Algunos espectadores podrán echar en falta más o menos estilos de danza, como el chotis, el pasacalle, etc, pero lo cierto es que la amalgama convocada hace justicia con mayúsculas a la Zarzuela como género bailable. Y defendido con valentía por sus intérpretes, todos y cada uno de los 14 bailarines, que realizan un trabajo magistral a las órdenes de Nuria Castejón, en una sorprendente exhibición y lucimiento de sus medios tanto en grupo como de forma solista. Todos sacan lo mejor de sí mismos en las múltiples coreografías de gran empaque visual, además de hablar y cantar los coros de los números vocales. A destacar el papel primordial que protagoniza Alberto Ferrero como Soñador, quien hace gala de su triple faceta como bailarín, actor y cantante, y que demuestra una elevada compenetración con los tres cantantes líricos que participan en esta travesía. La mezzosoprano Ana Cristina Marco (la Paloma del segundo reparto del reciente Barberillo) regala una voz de reflejos oscuros espléndidamente manejada y un ideal carácter extrovertido en escena. Sirva como ejemplo su deliciosa recreación de la tarántula de La tempranica. El tenor Néstor Losán luce su metal en las Granadinas de Emigrantes pese a no emitir el arriesgado quejío final, y el canto de gran solidez del barítono Germán Olvera transpira nobleza en el dúo de La reina mora.
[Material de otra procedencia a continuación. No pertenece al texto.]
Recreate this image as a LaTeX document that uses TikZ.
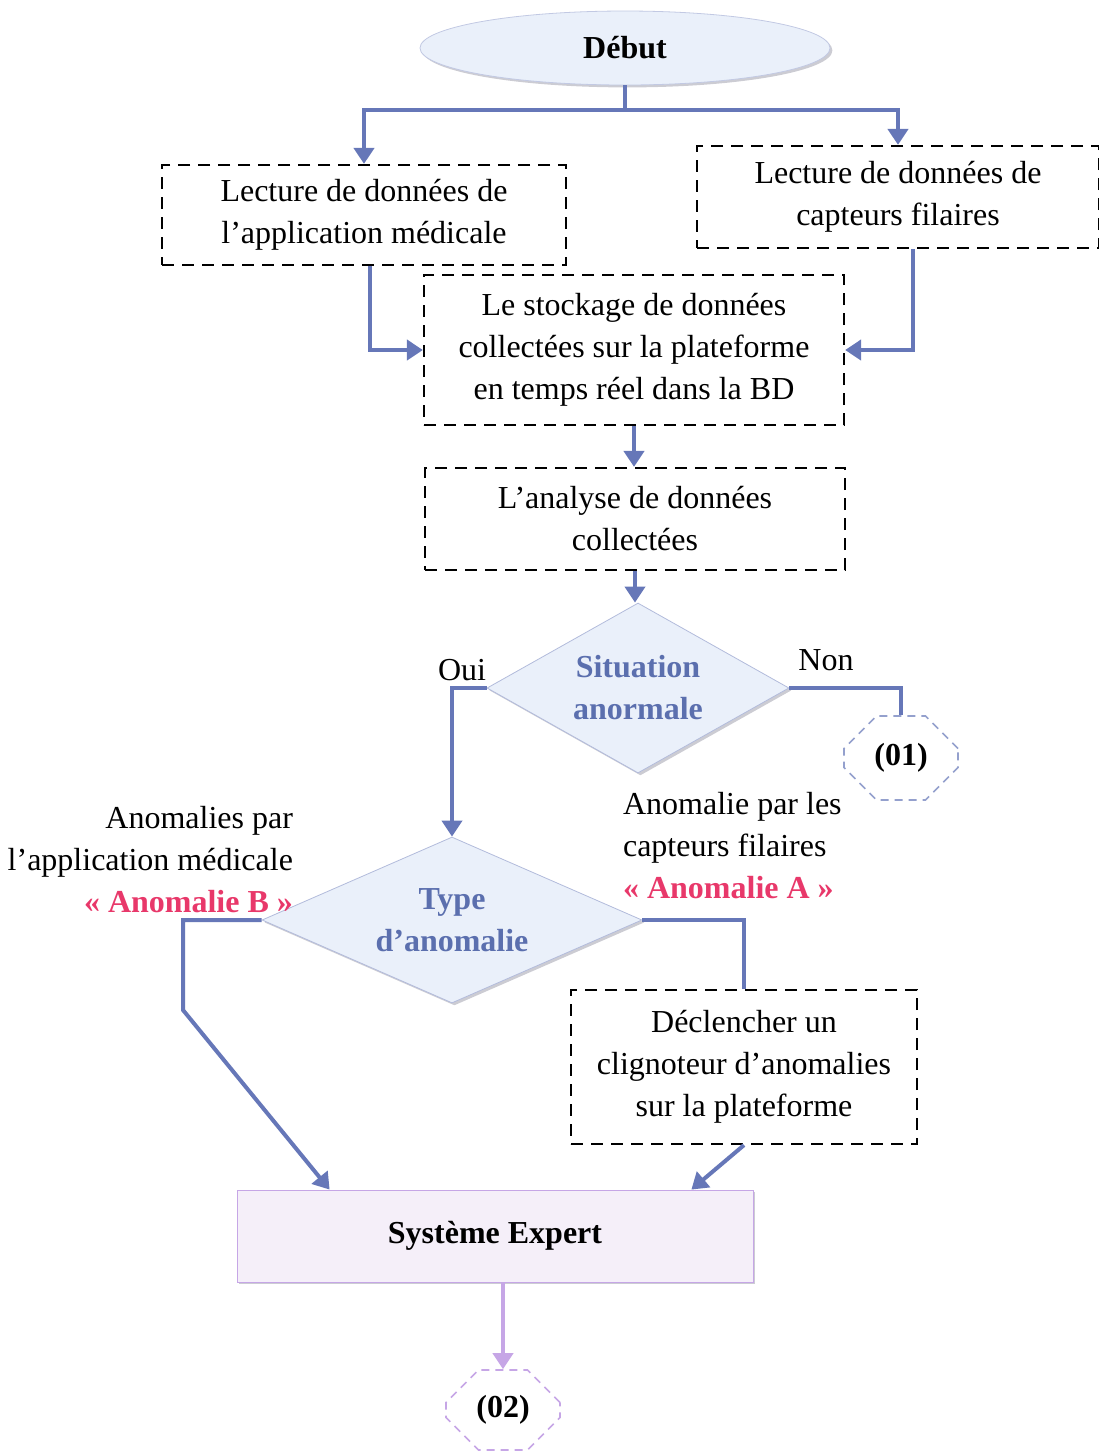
\documentclass[tikz,border=0pt]{standalone}
\usepackage{fontspec}
\setmainfont{Liberation Serif}
\usetikzlibrary{arrows.meta,calc,shapes.geometric,shapes.misc,shadows}
\definecolor{trait}{HTML}{6677B8}
\definecolor{bleutexte}{HTML}{5B6FAE}
\definecolor{ciel}{HTML}{EAF0FA}
\definecolor{rose}{HTML}{E8386A}
\definecolor{lavande}{HTML}{C6A6E6}
\definecolor{lavclair}{HTML}{F5EFF9}
\definecolor{ombre}{HTML}{9A9AA8}

\tikzset{
  boite/.style={draw=black, line width=1.1pt, dash pattern=on 6pt off 4pt,
    align=center, inner sep=0pt},
  losange/.style={diamond, aspect=2, draw=trait!50, fill=ciel, align=center,
    inner sep=0pt, text=bleutexte, font=\fontsize{16}{21}\selectfont\bfseries,
    drop shadow={shadow xshift=1.2pt, shadow yshift=-1.2pt, fill=ombre}},
  renvoi/.style={chamfered rectangle, chamfered rectangle xsep=9pt,
    chamfered rectangle ysep=9pt, line width=0.8pt,
    dash pattern=on 4pt off 3pt, font=\fontsize{16}{21}\selectfont\bfseries,
    inner sep=0pt},
  lien/.style={draw=trait, line width=2pt},
  fleche/.style={lien, -{Triangle[length=8pt,width=10pt]}}
}

\begin{document}
\begin{tikzpicture}[x=0.5pt, y=-0.5pt, font=\fontsize{16}{21}\selectfont]
  \useasboundingbox (0,0) rectangle (1099,1453);

  % debut
  \node[ellipse, draw=trait!40, fill=ciel, minimum width=205pt, minimum height=37pt,
    font=\fontsize{16}{20}\selectfont\bfseries,
    drop shadow={shadow xshift=1.2pt, shadow yshift=-1.2pt, fill=ombre}]
    (debut) at (625,48) {Début};

  % lecture des donnees
  \node[boite, minimum width=202pt, minimum height=50pt] (lect1) at (364,215)
    {Lecture de données de\\l’application médicale};
  \node[boite, minimum width=201pt, minimum height=51pt] (lect2) at (898,197)
    {Lecture de données de\\capteurs filaires};

  % stockage et analyse
  \node[boite, minimum width=210pt, minimum height=75pt] (stock) at (634,350)
    {Le stockage de données\\collectées sur la plateforme\\en temps réel dans la BD};
  \node[boite, minimum width=210pt, minimum height=51pt] (analyse) at (635,519)
    {L’analyse de données\\collectées};

  % decisions
  \node[losange, minimum width=151pt, minimum height=85pt] (sit) at (638,688)
    {Situation\\anormale};
  \node[losange, minimum width=190pt, minimum height=83pt] (type) at (452,920)
    {Type\\d’anomalie};

  \node[renvoi, draw=trait!70, minimum width=57pt, minimum height=42pt] (ret1) at (901,758) {(01)};

  \node[boite, minimum width=173pt, minimum height=77pt] (decl) at (744,1067)
    {Déclencher un\\clignoteur d’anomalies\\sur la plateforme};

  \node[draw=lavande, fill=lavclair, minimum width=258pt, minimum height=46pt,
    font=\fontsize{16}{20}\selectfont\bfseries,
    drop shadow={shadow xshift=1.2pt, shadow yshift=-1.2pt, fill=ombre}]
    (sys) at (495,1236) {Système Expert};

  \node[renvoi, draw=lavande, minimum width=57pt, minimum height=40pt] (ret2) at (503,1410) {(02)};

  % etiquettes
  \node (oui) at (462,670) {Oui};
  \node (non) at (826,660) {Non};
  \node[anchor=east, align=right] (etiqB) at (300,860)
    {Anomalies par\\l’application médicale\\{\color{rose}\bfseries « Anomalie B »}};
  \node[anchor=west, align=left] (etiqA) at (616,846)
    {Anomalie par les\\capteurs filaires\\{\color{rose}\bfseries « Anomalie A »}};

  % liaisons
  \coordinate (bifur) at (625,110);
  \coordinate (coude) at (183,1010);
  \draw[lien] (debut.south) -- (bifur);
  \draw[fleche] (bifur) -| (lect1.north);
  \draw[fleche] (bifur) -| (lect2.north);
  \draw[fleche] ([xshift=3pt]lect1.south) |- (stock.west);
  \draw[fleche] ([xshift=7.5pt]lect2.south) |- (stock.east);
  \draw[fleche] (stock.south) -- (stock.south |- analyse.north);
  \draw[fleche] (analyse.south) -- (analyse.south |- sit.north);
  \draw[fleche] (sit.west) -| (type.north);
  \draw[lien] (sit.east) -| (ret1.north);
  \draw[fleche] (type.west) -| (coude) -- ($(sys.north west)!0.18!(sys.north east)$);
  \draw[lien] (type.east) -| (decl.north);
  \draw[fleche] (decl.south) -- ($(sys.north west)!0.88!(sys.north east)$);
  \draw[lien, draw=lavande, -{Triangle[length=8pt,width=10pt]}] (ret2.north |- sys.south) -- (ret2.north);
\end{tikzpicture}
\end{document}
Todo este engranaje llega a feliz término gracias a la mano experta desde el foso de Arturo Díez Boscovich, que extrae el color adecuado y preciso a cada número musical, atento a cada evolución de baile, absoluto garante para la continuidad de un espectáculo hecho para el disfrute con el que esta vez el Teatro de la Zarzuela sale ganando en su afán de revitalizar de forma digna el género lírico español.